Bring sugar, molasses and water to a boil for 15 minutes. At flame out add yeast nutrient. Once cooled to yeast pitching temperature, add the yeast and allow the temperature to rise naturally to the upper limit of the yeast’s range; you want a good and fast ferment. After 10 days or so, cool to near freezing to drop out as much yeast you can. Transfer the clear finished ginger beer into an empty Corny keg and add the ginger juice, lemon (or lime) juice, and sugar (dissolved in 2 cups/500 mL boiling water) to backsweeten. Mix all this very well or the dense sugar syrup will drop to the bottom.
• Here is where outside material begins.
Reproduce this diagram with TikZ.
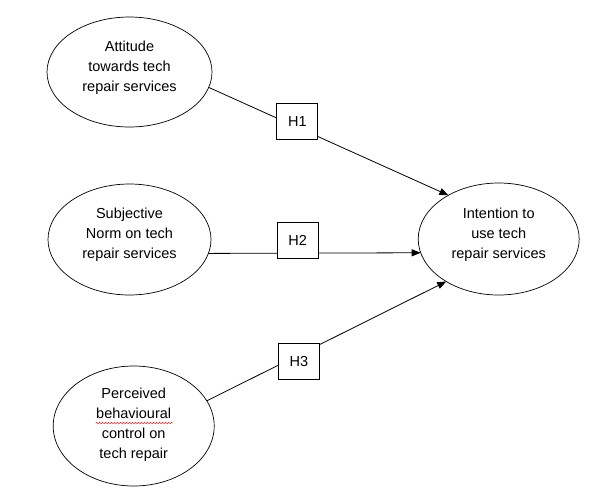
\documentclass[tikz,border=0pt]{standalone}
\usepackage{fontspec}
\setmainfont{Liberation Sans}
\usetikzlibrary{shapes.geometric,arrows.meta,decorations.pathmorphing}

\tikzset{
  construct/.style={draw, ellipse, line width=0.7pt, inner sep=0pt, outer sep=0pt,
    align=center, font=\fontsize{14.5}{20}\selectfont, text depth=12pt},
  hyp/.style={draw, fill=white, line width=0.9pt, minimum width=41pt, minimum height=36pt,
    inner sep=0pt, outer sep=0pt, font=\fontsize{14.5}{16}\selectfont},
  link/.style={line width=0.8pt, -{Triangle[length=9pt,width=7pt]}},
}

\begin{document}
\begin{tikzpicture}[x=1pt,y=-1pt]
  \useasboundingbox (0,0) rectangle (613,499);

  \node[construct, minimum width=165pt, minimum height=110pt] (att) at (129.5,72) {Attitude\\towards tech\\repair services};
  \node[construct, minimum width=163pt, minimum height=111pt] (sn) at (129.5,239.5) {Subjective\\Norm on tech\\repair services};
  \node[construct, minimum width=161pt, minimum height=120pt, text depth=6pt] (pbc) at (133.7,426) {Perceived\\behavioural\\control on\\tech repair};
  \node[construct, minimum width=161pt, minimum height=112pt] (int) at (498.7,239) {Intention to\\use tech\\repair services};

  \draw[link] (att.-11) -- node[hyp, pos=0.37, yshift=5.5pt] (h1) {H1} (int.139);
  \draw[link] (sn.-10) -- node[hyp, pos=0.42, yshift=12.4pt] (h2) {H2} (int.190);
  \draw[link] (pbc.19) -- node[hyp, pos=0.385, yshift=-6.4pt] (h3) {H3} (int.219);

  \draw[red, line width=0.5pt, decorate, decoration={snake, amplitude=0.7pt, segment length=3pt}]
    ([xshift=-38pt,yshift=3pt]pbc.center) -- ([xshift=39pt,yshift=3pt]pbc.center);
\end{tikzpicture}
\end{document}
Follow the same carbonation advice as the hard root beer recipe.

Packaging hard root and ginger beers:

Once the hard root beer or hard ginger beer fermentation has run its course, the next step is back sweetening and then bottling or kegging. If kegging, which is recommended for both brews over bottling, the root or ginger beer will be force carbonated. If you’re priming with corn sugar and bottling, do not use regular beer bottles as there will be more residual sugar than a normal beer, plus refermentation in the bottle, and this will likely result in exploding glass bottles, which are very dangerous and unpredictable. Instead, use bottles with thick, reinforced glass such as 750-mL bottles that are corked with a cage. Better still, use Champagne bottles. Store in refrigeration.